An Egyptologist's View of the Book of Abraham - Dr. Robert Ritner - Pt. 3 | Ep. 1341

An Egyptologist's Verdict on the Book of Abraham: What the Evidence Actually Shows

When the LDS Church released high-resolution images of Egyptian papyri fragments in 2014, documents Joseph Smith once owned, it reignited one of Mormonism's most contentious historical questions. What do these ancient texts actually say? And do they support Smith's claim that he translated them into the Book of Abraham? According to recent interviews with Dr. Robert Ritner, a leading Egyptologist at the University of Chicago, the scholarly consensus offers a clear but uncomfortable answer for those seeking to validate Smith's translation work.

The Book of Abraham remains one of the most studied and disputed documents in Mormon history.
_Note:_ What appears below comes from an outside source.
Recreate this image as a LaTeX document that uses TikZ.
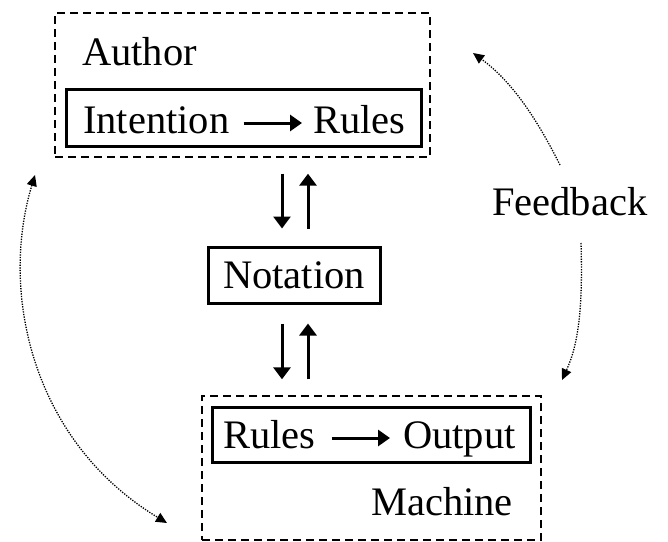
\documentclass[tikz,border=0pt]{standalone}
\usepackage{fontspec}
\setmainfont{Liberation Serif}
\usetikzlibrary{arrows.meta}
\begin{document}
\begin{tikzpicture}[x=1pt,y=-1pt,
  every node/.style={font=\fontsize{40.5}{48}\selectfont, inner sep=0pt},
  dashbox/.style={draw, line width=1.4pt, dash pattern=on 8pt off 5pt},
  solidbox/.style={draw, line width=3pt},
  varr/.style={line width=3pt, -{Triangle[length=12pt,width=17pt]}},
  tarr/.style={line width=3pt, -{Triangle[length=12pt,width=16pt]}},
  fb/.style={line width=1.3pt, dash pattern=on 1.3pt off 1.3pt, {Triangle[length=11pt,width=10pt]}-{Triangle[length=11pt,width=10pt]}},
  fbone/.style={line width=1.3pt, dash pattern=on 1.3pt off 1.3pt, -{Triangle[length=11pt,width=10pt]}}]
\useasboundingbox (0,0) rectangle (668,541);

% Author group
\node[dashbox, minimum width=375pt, minimum height=144pt] (author) at (242.5,85) {};
\node[anchor=base west] (authorlbl) at (82,65) {Author};
\node[solidbox, minimum width=355pt, minimum height=57pt] (intentbox) at (243.5,117.5) {};
\node[anchor=base west] (intent) at (83,133) {Intention};
\node[anchor=base west] (rulesA) at (313,133) {Rules};
\draw[tarr] ([shift={(14,-10)}]intent.base east) -- ([shift={(-11,-10)}]rulesA.base west);

% Notation
\node[solidbox, minimum width=172pt, minimum height=56pt] (notation) at (294,275) {Notation};

% Machine group
\node[dashbox, minimum width=339pt, minimum height=144pt] (machine) at (371.5,468) {};
\node[solidbox, minimum width=318pt, minimum height=55pt] (outbox) at (371,434.5) {};
\node[anchor=base west] (rulesB) at (223,448) {Rules};
\node[anchor=base west] (output) at (403,448) {Output};
\draw[tarr] ([shift={(16,-10)}]rulesB.base east) -- ([shift={(-13,-10)}]output.base west);
\node[anchor=base west] (machinelbl) at (371,515) {Machine};

% vertical arrows
\draw[varr, shorten <=16pt, shorten >=17pt] ([xshift=-12pt]notation.north |- author.south) -- ([xshift=-12pt]notation.north);
\draw[varr, shorten <=17pt, shorten >=16pt] ([xshift=14pt]notation.north) -- ([xshift=14pt]notation.north |- author.south);
\draw[varr, shorten <=19pt, shorten >=16pt] ([xshift=-12pt]notation.south) -- ([xshift=-12pt]notation.south |- machine.north);
\draw[varr, shorten <=16pt, shorten >=19pt] ([xshift=14pt]notation.south |- machine.north) -- ([xshift=14pt]notation.south);

% Feedback
\node[anchor=base west] (feedback) at (492,215) {Feedback};
\coordinate (fbup) at (560,165);
\coordinate (fbdown) at (581,243);
\coordinate (authortip) at (473,53);
\coordinate (machinetip) at (562,380);
\coordinate (lefttop) at (35,175);
\coordinate (leftbot) at (167,523);
\draw[fbone] (fbup) .. controls (535,115) and (510,80) .. (authortip);
\draw[fbone] (fbdown) .. controls (583,310) and (578,345) .. (machinetip);
\draw[fb] (lefttop) .. controls (0,290) and (30,440) .. (leftbot);
\end{tikzpicture}
\end{document}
Unlike the Book of Mormon, which Smith claimed to translate from golden plates, the Book of Abraham comes with surviving source material, papyrus fragments that can be examined, photographed, and analyzed by independent scholars. This paper trail creates both opportunity and vulnerability for defenders of the text's authenticity.

Background: The Papyri's Journey and Smith's Claims

Joseph Smith acquired several Egyptian papyrus scrolls in 1835 through a traveling collector. Smith announced that he could read the hieroglyphics and that one papyrus contained the autobiography of Abraham, written in Abraham's own hand. He began publishing the text in 1842 in the Times and Seasons, accompanied by three facsimiles, illustrations supposedly copied from the papyri.

For over a century, the original documents vanished. In 1967, fragments resurfaced at the Metropolitan Museum of Art in New York, creating what should have been the definitive moment of truth. Scholars could now compare Smith's published translation against the actual ancient texts.